Closed bbengfort closed 7 years ago
Based on the following:
It looks like ext4 allows an unlimited number of files per directory. However ls, find, readdir, etc. read 32k of directory entries at a time - so I’m going to call that the upper limit of # of files in a directory.
Blob hashes are configurable with the following algorithms: md5, sha1, sha224, sha256, and murmur. Signature lengths for both hex and b64 encoding are as follows:
sha224: 56 hex chars - 7.0 blocks of 8 chars
sha256: 64 hex chars - 8.0 blocks of 8 chars
sha1: 40 hex chars - 5.0 blocks of 8 chars
murmur: 32 hex chars - 4.0 blocks of 8 chars
md5: 32 hex chars - 4.0 blocks of 8 chars
sha224: 40 b64 chars - 5.0 blocks of 8 chars
sha256: 44 b64 chars - 5.5 blocks of 8 chars
sha1: 28 b64 chars - 3.5 blocks of 8 chars
murmur: 24 b64 chars - 3.0 blocks of 8 chars
md5: 24 b64 chars - 3.0 blocks of 8 chars
If we use subdirectories of 8 characters, the “blocks” are the depth of the storage tree.

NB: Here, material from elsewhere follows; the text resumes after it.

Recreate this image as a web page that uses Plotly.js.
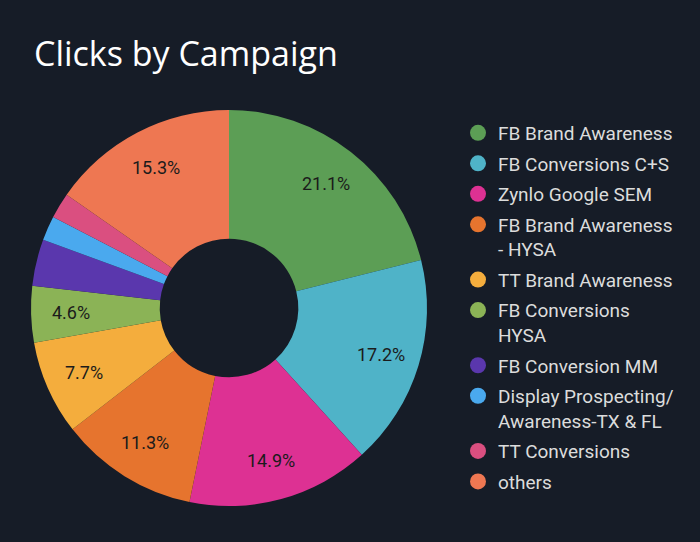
<!DOCTYPE html>
<html>
<head>
<meta charset="utf-8">
<script src="https://cdn.plot.ly/plotly-3.0.1.min.js"></script>
<style>
  html,body{margin:0;padding:0;background:#161c27;}
  #chart{width:700px;height:542px;}
</style>
</head>
<body>
<div id="chart"></div>
<script>
// campaigns in slice order (clockwise from 12 o'clock)
const CAMPAIGNS = [
  "FB Brand Awareness","FB Conversions C+S","Zynlo Google SEM",
  "FB Brand Awareness<br>- HYSA","TT Brand Awareness","FB Conversions<br>HYSA",
  "FB Conversion MM","Display Prospecting/<br>Awareness-TX & FL","TT Conversions","others"
];
const CLICK_SHARE = [21.1,17.2,14.9,11.3,7.7,4.6,3.8,2.0,2.1,15.3];
const COLORS = ['#5c9e55','#4fb3c8','#dd3193','#e6742e','#f4ad3d','#8bb356','#5a37ad','#4aa9ee','#da4f80','#ee7752'];

const BG = '#161c27';
const W = 700, H = 542;
const cx = 229, cy = 308, R = 198;

const pie = {
  type:'pie', values:CLICK_SHARE, labels:CAMPAIGNS,
  marker:{colors:COLORS, line:{width:0}},
  hole:0.35, sort:false, direction:'clockwise', rotation:0,
  textinfo:'none',
  domain:{x:[(cx-R)/W,(cx+R)/W], y:[(H-cy-R)/H,(H-cy+R)/H]},
  showlegend:false, hoverinfo:'label+percent'
};

// percent labels sit further out than plotly's inside text, so place them at slice mid-angles
const total = CLICK_SHARE.reduce((a,b)=>a+b,0);
let cum = 0;
const annotations = [];
CLICK_SHARE.forEach(v => {
  const mid = (cum + v/2) / total * 2*Math.PI;
  cum += v;
  if (v < 4) return;
  const r = 0.8*R;
  annotations.push({
    xref:'paper', yref:'paper', xanchor:'center', yanchor:'middle',
    x:(cx + r*Math.sin(mid))/W, y:(H - (cy - r*Math.cos(mid)))/H,
    text:(v/total*100).toFixed(1)+'%', showarrow:false,
    font:{family:'Roboto, sans-serif', size:18, color:'#1b1b1b'}
  });
});

// circle legend entries, one group each so the gap applies between every item
const legendTraces = CAMPAIGNS.map((c,i) => ({
  type:'scatter', mode:'markers', x:[null], y:[null], name:c,
  legendgroup:'g'+i,
  marker:{color:COLORS[i], size:16, symbol:'circle'},
  hoverinfo:'skip'
}));

Plotly.newPlot('chart',[pie,...legendTraces],{
  width:W, height:H,
  paper_bgcolor:BG, plot_bgcolor:BG,
  margin:{l:0,r:0,t:0,b:0},
  title:{text:'Clicks by Campaign', x:34/W, xanchor:'left', xref:'paper',
         y:1-54/H, yanchor:'middle', yref:'container',
         font:{family:'Open Sans, sans-serif', size:34, color:'#ffffff'}},
  xaxis:{visible:false, domain:[0.99,1]}, yaxis:{visible:false, domain:[0.99,1]},
  annotations,
  showlegend:true,
  legend:{x:458/W, xanchor:'left', y:1-114/H, yanchor:'top', valign:'top',
          font:{family:'Roboto, sans-serif', size:19, color:'#dcdcdc'},
          bgcolor:'rgba(0,0,0,0)', traceorder:'grouped', tracegroupgap:2.8,
          itemsizing:'trace'}
},{displayModeBar:false});
</script>
</body>
</html>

My feeling is to default to SHA256 + Base64 Encoding (without padding) for a tree depth of 5 to minimize blob name collisions and have a low likelihood of >32k files per directory.
I also asked Kostas who asked Amol about how pages are stored in Postgres; he said that pages follow a BTree implementation, but that I should look at the source code for that. I can do that if this scheme doesn’t seem to fit.
Store blobs in a directory structure such that blobs are not in a single directory but rather in multiple directories based on the prefix of their hash.